*COLLECTED MATERIAL*
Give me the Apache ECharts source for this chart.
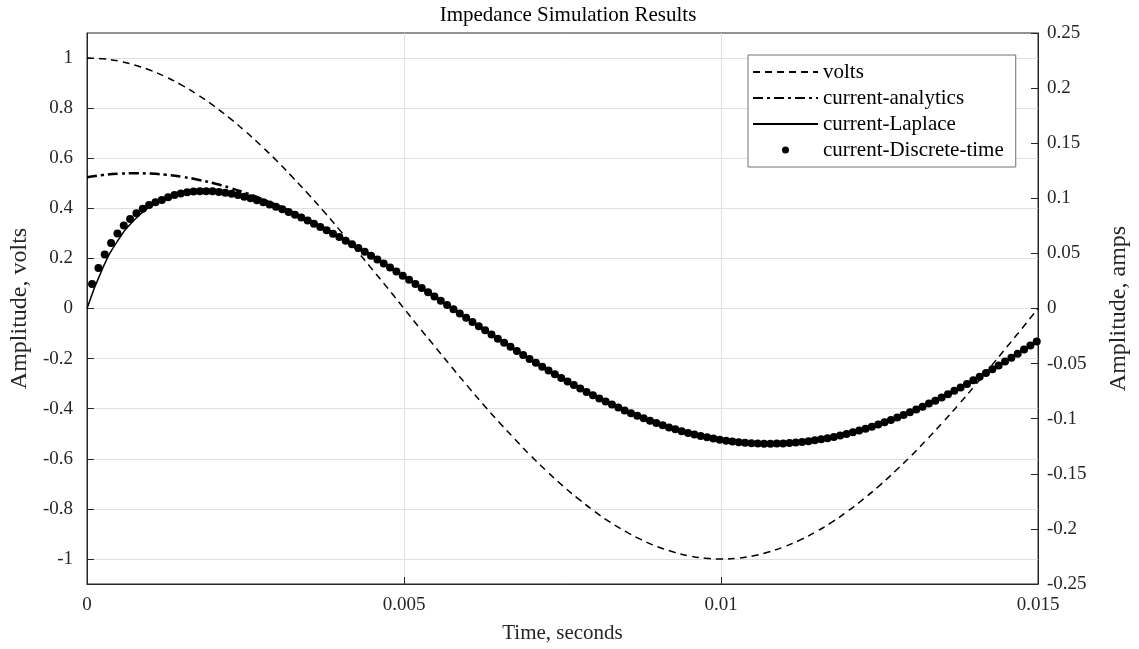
<!DOCTYPE html>
<html>
<head>
<meta charset="utf-8">
<title>Impedance Simulation Results</title>
<script src="https://cdn.jsdelivr.net/npm/echarts@6/dist/echarts.min.js"></script>
<style>
  html, body { margin: 0; padding: 0; background: #fff; }
  #chart { width: 1139px; height: 649px; }
</style>
</head>
<body>
<div id="chart"></div>
<script>
// sample step of the line curves (seconds)
const lineStep = 0.00025;
// discrete-time samples: first instant and step (seconds)
const dotStart = 0.00008;
const dotStep = 0.0001;

// volts, left axis
const volts = [
  1, 0.997, 0.988, 0.972, 0.951, 0.924, 0.891, 0.853, 0.809, 0.760,
  0.707, 0.649, 0.588, 0.522, 0.454, 0.383, 0.309, 0.233, 0.156, 0.079,
  0, -0.079, -0.156, -0.233, -0.309, -0.383, -0.454, -0.522, -0.588, -0.649,
  -0.707, -0.760, -0.809, -0.853, -0.891, -0.924, -0.951, -0.972, -0.988, -0.997,
  -1, -0.997, -0.988, -0.972, -0.951, -0.924, -0.891, -0.853, -0.809, -0.760,
  -0.707, -0.649, -0.588, -0.522, -0.454, -0.383, -0.309, -0.233, -0.156, -0.079,
  0
];

// current (amps), right axis
const currentAnalytic = [
  0.1192, 0.1211, 0.1223, 0.1227, 0.1224, 0.1213, 0.1195, 0.1169, 0.1136, 0.1096,
  0.1049, 0.0996, 0.0937, 0.0872, 0.0801, 0.0726, 0.0646, 0.0562, 0.0475, 0.0384,
  0.0292, 0.0197, 0.0102, 0.0005, -0.0091, -0.0187, -0.0281, -0.0374, -0.0465, -0.0552,
  -0.0637, -0.0717, -0.0793, -0.0864, -0.0930, -0.0990, -0.1044, -0.1091, -0.1132, -0.1166,
  -0.1192, -0.1211, -0.1223, -0.1227, -0.1224, -0.1213, -0.1195, -0.1169, -0.1136, -0.1096,
  -0.1049, -0.0996, -0.0937, -0.0872, -0.0801, -0.0726, -0.0646, -0.0562, -0.0475, -0.0384,
  -0.0292
];

const currentLaplace = [
  0, 0.0369, 0.0628, 0.0806, 0.0927, 0.1003, 0.1047, 0.1064, 0.1062, 0.1044,
  0.1012, 0.0970, 0.0919, 0.0859, 0.0792, 0.0719, 0.0641, 0.0559, 0.0473, 0.0382,
  0.0291, 0.0196, 0.0101, 0.0004, -0.0092, -0.0188, -0.0281, -0.0374, -0.0465, -0.0552,
  -0.0637, -0.0717, -0.0793, -0.0864, -0.0930, -0.0990, -0.1044, -0.1091, -0.1132, -0.1166,
  -0.1192, -0.1211, -0.1223, -0.1227, -0.1224, -0.1213, -0.1195, -0.1169, -0.1136, -0.1096,
  -0.1049, -0.0996, -0.0937, -0.0872, -0.0801, -0.0726, -0.0646, -0.0562, -0.0475, -0.0384,
  -0.0292
];

const currentDiscrete = [
  0.0222, 0.0368, 0.0490, 0.0595, 0.0680, 0.0753, 0.0813, 0.0864, 0.0905, 0.0939,
  0.0965, 0.0985, 0.1010, 0.1029, 0.1044, 0.1054, 0.1061, 0.1065, 0.1065, 0.1063,
  0.1058, 0.1050, 0.1041, 0.1029, 0.1015, 0.1000, 0.0983, 0.0964, 0.0944, 0.0923,
  0.0900, 0.0876, 0.0851, 0.0825, 0.0798, 0.0770, 0.0740, 0.0710, 0.0679, 0.0648,
  0.0615, 0.0582, 0.0549, 0.0514, 0.0479, 0.0444, 0.0408, 0.0372, 0.0335, 0.0298,
  0.0261, 0.0223, 0.0185, 0.0147, 0.0109, 0.0071, 0.0032, -0.0006, -0.0045, -0.0083,
  -0.0122, -0.0160, -0.0198, -0.0236, -0.0274, -0.0311, -0.0348, -0.0385, -0.0422, -0.0458,
  -0.0493, -0.0528, -0.0563, -0.0597, -0.0630, -0.0663, -0.0695, -0.0726, -0.0757, -0.0787,
  -0.0816, -0.0844, -0.0872, -0.0899, -0.0925, -0.0950, -0.0974, -0.0997, -0.1019, -0.1040,
  -0.1060, -0.1079, -0.1096, -0.1113, -0.1129, -0.1143, -0.1157, -0.1169, -0.1180, -0.1190,
  -0.1199, -0.1207, -0.1213, -0.1218, -0.1222, -0.1225, -0.1227, -0.1227, -0.1226, -0.1224,
  -0.1221, -0.1217, -0.1211, -0.1204, -0.1196, -0.1187, -0.1177, -0.1165, -0.1153, -0.1139,
  -0.1124, -0.1108, -0.1091, -0.1072, -0.1053, -0.1033, -0.1012, -0.0989, -0.0966, -0.0942,
  -0.0917, -0.0891, -0.0863, -0.0836, -0.0807, -0.0778, -0.0747, -0.0716, -0.0685, -0.0652,
  -0.0619, -0.0586, -0.0552, -0.0517, -0.0482, -0.0446, -0.0410, -0.0373, -0.0336, -0.0299
];

// tick labels
const leftTicks = [-1, -0.8, -0.6, -0.4, -0.2, 0, 0.2, 0.4, 0.6, 0.8, 1];

const seriesNames = ['volts', 'current-analytics', 'current-Laplace', 'current-Discrete-time'];

// [t, value] pairs
const linePairs = arr => arr.map((v, i) => [+(i * lineStep).toFixed(6), v]);
const dotPairs = arr => arr.map((v, i) => [+(dotStart + i * dotStep).toFixed(6), v]);

const font = 'Liberation Serif';
const axisColor = '#262626';
const gridColor = '#e0e0e0';
const noMarker = { opacity: 0 };

const chart = echarts.init(document.getElementById('chart'), null, { renderer: 'canvas' });

chart.setOption({
  backgroundColor: '#fff',
  animation: false,
  title: {
    text: 'Impedance Simulation Results',
    left: 563,
    top: 0,
    textAlign: 'center',
    textStyle: { fontFamily: font, fontSize: 21, fontWeight: 'normal', color: '#000' }
  },
  legend: {
    orient: 'vertical',
    left: 748,
    top: 55,
    padding: [6, 12, 6, 4],
    itemGap: 4,
    itemWidth: 65,
    itemHeight: 7,
    backgroundColor: '#fff',
    borderColor: '#707070',
    borderWidth: 1,
    borderRadius: 0,
    textStyle: { fontFamily: font, fontSize: 21, lineHeight: 22, color: '#000' },
    data: [
      { name: seriesNames[0], itemStyle: noMarker },
      { name: seriesNames[1], itemStyle: noMarker },
      { name: seriesNames[2], itemStyle: noMarker },
      { name: seriesNames[3], icon: 'circle' }
    ]
  },
  grid: {
    left: 87,
    right: 99,
    top: 33,
    bottom: 63,
    show: true,
    borderColor: axisColor,
    borderWidth: 1,
    backgroundColor: '#fff'
  },
  xAxis: {
    type: 'value',
    min: 0,
    max: 0.015,
    interval: 0.005,
    name: 'Time, seconds',
    nameLocation: 'middle',
    nameGap: 39,
    nameTextStyle: { fontFamily: font, fontSize: 21, color: '#262626' },
    axisLine: { show: true, onZero: false, lineStyle: { color: axisColor } },
    axisTick: { show: true, inside: true, length: 7, lineStyle: { color: axisColor } },
    axisLabel: { fontFamily: font, fontSize: 19, color: '#262626', margin: 12 },
    splitLine: { show: true, lineStyle: { color: gridColor, width: 1 } }
  },
  yAxis: [
    {
      type: 'value',
      position: 'left',
      min: -1.1,
      max: 1.1,
      name: 'Amplitude, volts',
      nameLocation: 'middle',
      nameRotate: 90,
      nameGap: 53,
      nameTextStyle: { fontFamily: font, fontSize: 24, color: '#262626' },
      axisLine: { show: true, onZero: false, lineStyle: { color: axisColor } },
      axisTick: { show: true, inside: true, length: 7, customValues: leftTicks, lineStyle: { color: axisColor } },
      axisLabel: { fontFamily: font, fontSize: 19, color: '#262626', margin: 14, customValues: leftTicks },
      splitLine: { show: true, lineStyle: { color: gridColor, width: 1 } }
    },
    {
      type: 'value',
      position: 'right',
      min: -0.25,
      max: 0.25,
      interval: 0.05,
      name: 'Amplitude, amps',
      nameLocation: 'middle',
      nameRotate: 90,
      nameGap: 69,
      nameTextStyle: { fontFamily: font, fontSize: 24, color: '#262626' },
      axisLine: { show: true, onZero: false, lineStyle: { color: axisColor } },
      axisTick: { show: true, inside: true, length: 7, lineStyle: { color: axisColor } },
      axisLabel: { fontFamily: font, fontSize: 19, color: '#262626', margin: 9 },
      splitLine: { show: false }
    }
  ],
  series: [
    {
      name: seriesNames[0],
      type: 'line',
      yAxisIndex: 0,
      data: linePairs(volts),
      smooth: true,
      symbol: 'none',
      lineStyle: { color: '#000', width: 1.5, type: [7, 5] },
      itemStyle: { color: '#000' },
      z: 2
    },
    {
      name: seriesNames[1],
      type: 'line',
      yAxisIndex: 1,
      data: linePairs(currentAnalytic),
      smooth: true,
      symbol: 'none',
      lineStyle: { color: '#000', width: 2.5, type: [10, 4, 3, 4] },
      itemStyle: { color: '#000' },
      z: 3
    },
    {
      name: seriesNames[2],
      type: 'line',
      yAxisIndex: 1,
      data: linePairs(currentLaplace),
      smooth: true,
      symbol: 'none',
      lineStyle: { color: '#000', width: 1.5 },
      itemStyle: { color: '#000' },
      z: 4
    },
    {
      name: seriesNames[3],
      type: 'scatter',
      yAxisIndex: 1,
      data: dotPairs(currentDiscrete),
      symbol: 'circle',
      symbolSize: 8,
      itemStyle: { color: '#000', opacity: 1 },
      z: 5
    }
  ]
});
</script>
</body>
</html>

*INSTRUCTION*
Starting at the top of the listing above, please restate word for word each line up to and including the one that holds "const dotStep = 0.0001;", omitting every image.

*FINISHED EXERCISE*
Give me the Apache ECharts source for this chart.
<!DOCTYPE html>
<html>
<head>
<meta charset="utf-8">
<title>Impedance Simulation Results</title>
<script src="https://cdn.jsdelivr.net/npm/echarts@6/dist/echarts.min.js"></script>
<style>
  html, body { margin: 0; padding: 0; background: #fff; }
  #chart { width: 1139px; height: 649px; }
</style>
</head>
<body>
<div id="chart"></div>
<script>
// sample step of the line curves (seconds)
const lineStep = 0.00025;
// discrete-time samples: first instant and step (seconds)
const dotStart = 0.00008;
const dotStep = 0.0001;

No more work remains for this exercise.